Revoking China’s Permanent Normal Trade Relations (PNTR) would sharply increase tariffs on Chinese goods by 9.5% and could trigger retaliation from China on American products, including agricultural goods, prompting China to increase its tariffs on U.S. goods, resulting in reduced market access and lower farm prices.
The study titled Revoking China’s Preferred Trade Status Would Be Costly for California Agriculture, emphasizes how California's agriculture depends on access to China's market since the country joined the WTO in 2001. From that point, the percentage of California's total agricultural exports to China grew from 2.4% to 9.9%.

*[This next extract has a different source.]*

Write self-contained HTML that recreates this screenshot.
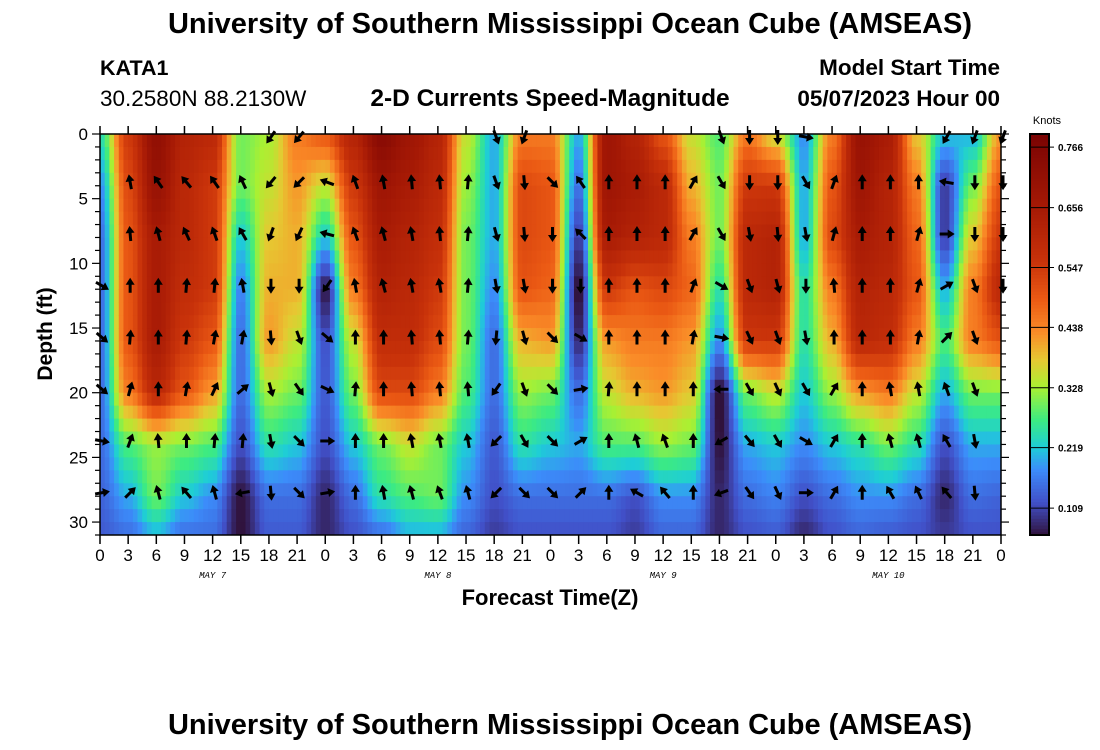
<!DOCTYPE html>
<html><head><meta charset="utf-8"><style>
body{margin:0;background:#fff;}
svg{display:block;font-family:"Liberation Sans",sans-serif;}
</style></head><body>
<svg id="c" width="1100" height="750" xmlns="http://www.w3.org/2000/svg">
<text x="570" y="33" text-anchor="middle" font-size="29" font-weight="bold">University of Southern Mississippi Ocean Cube (AMSEAS)</text>
<text x="100" y="75" font-size="21.5" font-weight="bold">KATA1</text>
<text x="100" y="106" font-size="22.5">30.2580N  88.2130W</text>
<text x="550" y="106" text-anchor="middle" font-size="24.5" font-weight="bold">2-D Currents Speed-Magnitude</text>
<text x="1000" y="75" text-anchor="end" font-size="22.5" font-weight="bold">Model Start Time</text>
<text x="1000" y="106" text-anchor="end" font-size="22.5" font-weight="bold">05/07/2023 Hour 00</text>
<text transform="translate(52,334) rotate(-90)" text-anchor="middle" font-size="21" font-weight="bold">Depth (ft)</text>
<text x="550" y="605" text-anchor="middle" font-size="22" font-weight="bold">Forecast Time(Z)</text>
<text x="570" y="734" text-anchor="middle" font-size="29" font-weight="bold">University of Southern Mississippi Ocean Cube (AMSEAS)</text>
<g id="heat"></g>
<g id="arrows"></g>
<g id="axes"></g>
<g id="cbar"></g>
</svg>
<script>
const hours=[0,3,6,9,12,15,18,21,24,27,30,33,36,39,42,45,48,51,54,57,60,63,66,69,72,75,78,81,84,87,90,93,96];
const depths=[0,4,8,12,16,20,24,28,31];
const speed=[
[0.25,0.18,0.15,0.15,0.15,0.15,0.15,0.14,0.13],
[0.55,0.52,0.5,0.5,0.5,0.45,0.28,0.2,0.15],
[0.72,0.7,0.65,0.65,0.65,0.6,0.32,0.3,0.2],
[0.62,0.6,0.6,0.58,0.55,0.5,0.3,0.22,0.15],
[0.6,0.55,0.55,0.55,0.5,0.42,0.28,0.18,0.15],
[0.3,0.3,0.22,0.17,0.15,0.15,0.12,0.06,0.06],
[0.33,0.35,0.38,0.4,0.42,0.33,0.25,0.15,0.13],
[0.45,0.42,0.4,0.4,0.35,0.3,0.22,0.15,0.13],
[0.5,0.35,0.22,0.06,0.12,0.13,0.12,0.08,0.08],
[0.62,0.55,0.5,0.45,0.35,0.3,0.22,0.15,0.12],
[0.75,0.68,0.65,0.62,0.58,0.52,0.3,0.25,0.15],
[0.68,0.65,0.62,0.6,0.58,0.52,0.35,0.28,0.2],
[0.62,0.6,0.58,0.55,0.52,0.45,0.3,0.3,0.2],
[0.35,0.32,0.3,0.3,0.3,0.28,0.22,0.18,0.14],
[0.2,0.2,0.2,0.18,0.15,0.15,0.13,0.12,0.1],
[0.45,0.52,0.52,0.5,0.4,0.32,0.25,0.15,0.12],
[0.45,0.5,0.5,0.48,0.42,0.3,0.22,0.15,0.12],
[0.2,0.15,0.1,0.05,0.08,0.15,0.2,0.15,0.12],
[0.68,0.68,0.65,0.55,0.42,0.35,0.28,0.15,0.12],
[0.62,0.65,0.62,0.5,0.45,0.4,0.28,0.12,0.1],
[0.5,0.6,0.6,0.52,0.45,0.42,0.32,0.18,0.14],
[0.35,0.4,0.45,0.48,0.42,0.38,0.3,0.18,0.14],
[0.28,0.3,0.3,0.25,0.18,0.05,0.06,0.08,0.08],
[0.45,0.55,0.6,0.6,0.55,0.3,0.2,0.15,0.12],
[0.35,0.55,0.62,0.62,0.55,0.35,0.22,0.17,0.13],
[0.18,0.2,0.2,0.25,0.25,0.22,0.18,0.12,0.08],
[0.45,0.5,0.52,0.45,0.4,0.32,0.22,0.15,0.12],
[0.7,0.68,0.65,0.62,0.6,0.42,0.25,0.18,0.14],
[0.65,0.62,0.62,0.6,0.58,0.45,0.3,0.18,0.13],
[0.38,0.45,0.48,0.5,0.45,0.35,0.25,0.15,0.12],
[0.22,0.1,0.1,0.2,0.28,0.2,0.12,0.08,0.1],
[0.2,0.3,0.38,0.45,0.45,0.3,0.2,0.15,0.12],
[0.42,0.5,0.55,0.6,0.5,0.3,0.2,0.14,0.12]];
const arrowDepths=[0,3.5,7.5,11.5,15.5,19.5,23.5,27.5];
const N=null;
const arrowDir=[
[N,N,N,120,130,130,100,80],
[N,-10,-5,0,5,15,20,45],
[N,-35,-15,0,0,0,-5,-15],
[N,-40,-25,5,5,10,0,-40],
[N,-35,-20,5,10,25,5,-15],
[N,-25,-30,-10,10,50,5,-100],
[215,220,200,180,175,165,170,175],
[220,225,205,180,160,145,135,135],
[N,-70,-75,215,130,115,90,80],
[N,-20,-20,-10,0,5,0,0],
[N,-10,-15,-15,0,0,0,-10],
[N,-5,-10,-10,-5,-5,-10,-15],
[N,-5,-5,-10,-5,-5,-10,-20],
[N,5,5,5,5,-5,-10,-15],
[160,160,165,170,185,215,225,225],
[200,175,175,170,165,160,150,135],
[N,135,180,180,135,135,135,135],
[N,-35,-45,180,120,80,60,45],
[N,0,0,0,0,5,0,0],
[N,0,0,0,0,0,-15,-60],
[N,0,0,0,0,0,-20,-40],
[N,30,30,20,10,0,0,0],
[160,150,150,120,100,-90,240,250],
[180,180,170,160,155,150,140,145],
[180,180,175,165,160,155,150,155],
[100,150,170,180,170,150,120,90],
[N,20,15,-5,0,30,30,30],
[N,0,0,0,0,0,0,0],
[N,0,0,0,0,-10,-15,-30],
[N,0,15,15,10,-10,-15,-25],
[210,-80,90,60,45,-20,-30,-40],
[200,180,180,160,160,160,170,175],
[200,180,180,180,N,N,N,N]];
const cbTicks=[0.109,0.219,0.328,0.438,0.547,0.656,0.766];
const xTickLabels=[0,3,6,9,12,15,18,21,0,3,6,9,12,15,18,21,0,3,6,9,12,15,18,21,0,3,6,9,12,15,18,21,0];
const dayLabels=["MAY  7","MAY  8","MAY  9","MAY  10"];

const NS="http://www.w3.org/2000/svg";
const X0=100,X1=1001,Y0=134,Y1=535,HMAX=96,DMAX=31;
const xs=h=>X0+h*(X1-X0)/HMAX, ys=d=>Y0+d*(Y1-Y0)/DMAX;
const VMIN=0.06,VMAX=0.79;
const stops=[[0.06,48,18,59],[0.12,65,80,200],[0.18,60,140,250],[0.22,30,205,215],[0.27,60,235,130],[0.33,170,240,50],[0.38,230,200,50],[0.43,250,140,40],[0.49,235,90,20],[0.56,200,50,10],[0.66,165,25,5],[0.79,122,4,3]];
function col(v){v=Math.max(VMIN,Math.min(VMAX,v));for(let i=1;i<stops.length;i++){if(v<=stops[i][0]){const a=stops[i-1],b=stops[i],t=(v-a[0])/(b[0]-a[0]);return `rgb(${[1,2,3].map(k=>Math.round(a[k]+t*(b[k]-a[k]))).join(',')})`;}}return 'rgb(122,4,3)';}
function mk(t,at,p){const e=document.createElementNS(NS,t);for(const k in at)e.setAttribute(k,at[k]);p.appendChild(e);return e;}
function idx(arr,v){let i=0;while(i<arr.length-2&&v>arr[i+1])i++;return [i,Math.max(0,Math.min(1,(v-arr[i])/(arr[i+1]-arr[i])))];}
function sm(t){return t*t*(3-2*t);}
function val(h,d){let [i,tx]=idx(hours,h),[j,ty]=idx(depths,d);tx=sm(tx);const a=speed[i][j],b=speed[i+1][j],c=speed[i][j+1],e=speed[i+1][j+1];return (a*(1-tx)+b*tx)*(1-ty)+(c*(1-tx)+e*tx)*ty;}
const heat=document.getElementById('heat');
for(let k=0;k<HMAX*2;k++)for(let d=0;d<DMAX;d++){
 const h=k/2;
 const r=mk('rect',{x:xs(h),y:ys(d),width:xs(h+0.5)-xs(h)+0.5,height:ys(d+1)-ys(d)+0.5,fill:col(val(h+0.25,d+0.5))},heat);
 
 
}
const ag=document.getElementById('arrows');
hours.forEach((h,i)=>arrowDepths.forEach((d,j)=>{
 const a=arrowDir[i][j];if(a===null)return;
 const cx=xs(h)+2,cy=ys(d)+3;
 const g=mk('g',{transform:`translate(${cx},${cy}) rotate(${a})`},ag);
 
 
 mk('line',{x1:0,y1:7,x2:0,y2:-2,stroke:'#000','stroke-width':3},g);
 mk('polygon',{points:'0,-8 -4.5,-1 4.5,-1',fill:'#000'},g);
}));
const ax=document.getElementById('axes');
mk('rect',{x:X0,y:Y0,width:X1-X0,height:Y1-Y0,fill:'none',stroke:'#000','stroke-width':1.5},ax);
for(let h=0;h<=HMAX;h+=3){
 mk('line',{x1:xs(h),y1:Y0,x2:xs(h),y2:Y0-8,stroke:'#000','stroke-width':1.5},ax);
 mk('line',{x1:xs(h),y1:Y1,x2:xs(h),y2:Y1+9,stroke:'#000','stroke-width':1.5},ax);
 const t=mk('text',{x:xs(h),y:561,'text-anchor':'middle','font-size':17},ax);t.textContent=xTickLabels[h/3];
 
 
}
dayLabels.forEach((s,i)=>{const t=mk('text',{x:xs(12+24*i),y:578,'text-anchor':'middle','font-size':9,'font-style':'italic','font-family':'Liberation Mono,monospace'},ax);t.textContent=s;
 
 });
for(let d=0;d<=DMAX;d++){
 const L=d%5===0?8:5;
 mk('line',{x1:X0,y1:ys(d),x2:X0-L,y2:ys(d),stroke:'#000','stroke-width':1.2},ax);
 mk('line',{x1:X1,y1:ys(d),x2:X1+L,y2:ys(d),stroke:'#000','stroke-width':1.2},ax);
 if(d%5===0){const t=mk('text',{x:X0-12,y:ys(d)+6,'text-anchor':'end','font-size':17},ax);t.textContent=d;
 
 }
}
const cb=document.getElementById('cbar');
const CX=1030,CW=19;const cy=v=>Y1-(v-VMIN)/(VMAX-VMIN)*(Y1-Y0);
for(let k=0;k<120;k++){const v0=VMIN+k*(VMAX-VMIN)/120;mk('rect',{x:CX,y:cy(v0+(VMAX-VMIN)/120),width:CW,height:(Y1-Y0)/120+0.6,fill:col(v0+(VMAX-VMIN)/240)},cb);}
mk('rect',{x:CX,y:Y0,width:CW,height:Y1-Y0,fill:'none',stroke:'#000','stroke-width':2},cb);
const kt=mk('text',{x:CX+17,y:124,'text-anchor':'middle','font-size':11},cb);kt.textContent='Knots';
cbTicks.forEach(v=>{mk('line',{x1:CX,y1:cy(v),x2:CX+CW+5,y2:cy(v),stroke:'#000','stroke-width':1},cb);
 const t=mk('text',{x:CX+28,y:cy(v)+4,'font-size':10,'font-weight':'bold'},cb);t.textContent=v.toFixed(3);
 
 });
</script>
</body></html>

The trade relationship with China also contributed to an increase in California's agricultural production and expansion of cash crops. Almond acreage increased from 0.6 million acres in 2002 to 1.4 million acres in 2023. This period also saw sharp price increases for various export commodities, illustrated by the price of almonds, which increased from $1.11 per pound in 2002 to $4.00 per pound in 2014.
California’s agricultural exports to China have surged from $200 million to over $2.6 billion in 2023, making China a critical market for the state.
After the U.S-China trade war broke out in 2018/19, the country's trade retaliation resulted in a decline in export prices. The study reports this as a cautionary tale. Horticultural products, dairy, livestock, and meats would experience steep increases in import tariffs.
The study illustrates the difficulties California would face in regaining lost market access and stresses the importance for policymakers to consider the far-reaching impacts on California’s agricultural sector.